The dunite saprolite ore bodies have a flat and smooth shape, usually lying on the bedrock surface, formed by the weathering process of dunites. To generate this surface, hanging wall contact points from dunite saprolite were used. In areas with no dunite saprolite mineralisation, a minus 2 m offset from the bedrock surface was used to interpolate (figure 1a), resulting in a continuous surface along the entire deposit. There are only dunite saprolite orebodies where their surface is above the bedrock surface, to guarantee this chronology, Boolean calculations were carried out (figure 1b).

For other rock types exhibiting complex shapes (strong variations in thickness, length, dip and along the strike), the contact points between the litho types were extracted and converted to a volume function (f (x,y,z)) within Leapfrog.
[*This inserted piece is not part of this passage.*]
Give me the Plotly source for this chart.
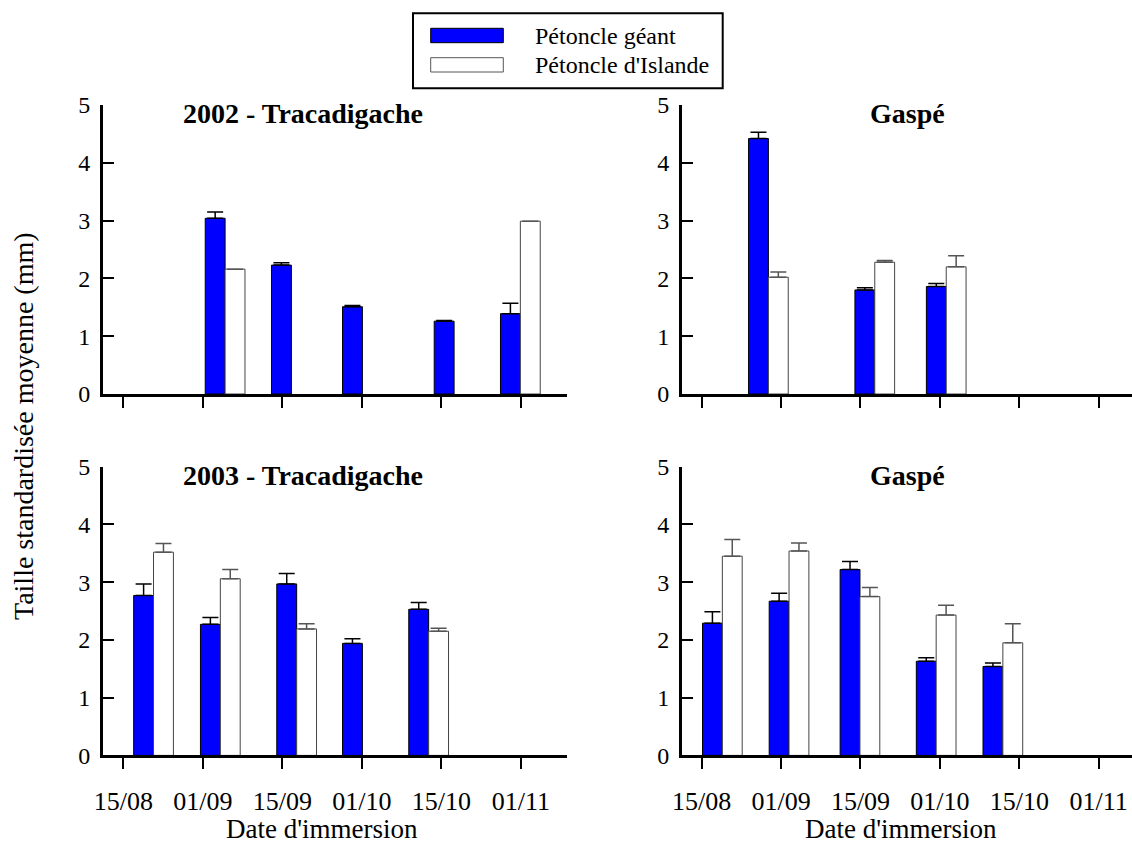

Points inside (>0), points outside (<0) and contact point on surface (=0) were defined and arranged according to the position (x,y,z) related to the contact point. This equation described the infinite numbers of coordinates that lay on the surface. Positive and negative values increased linearly as they moved away from their point of reference (figure 2). Figure 3a shows the control points that were used for chalcedony modelling. Figure 3b shows the geological domain constructed from the control points.

Figure 1a) Dunite saprolite and bedrock surfaces. Dark grey represents the dunite saprolite.
b)  Dunite saprolite on bedrock surface after the Boolean process.
Figure 2: Positive and negative values increase linearly as they move away from their point of reference (contact point).
a) Control points used for chalcedony modelling.
 b) Chalcedony geological domain constructed from control points.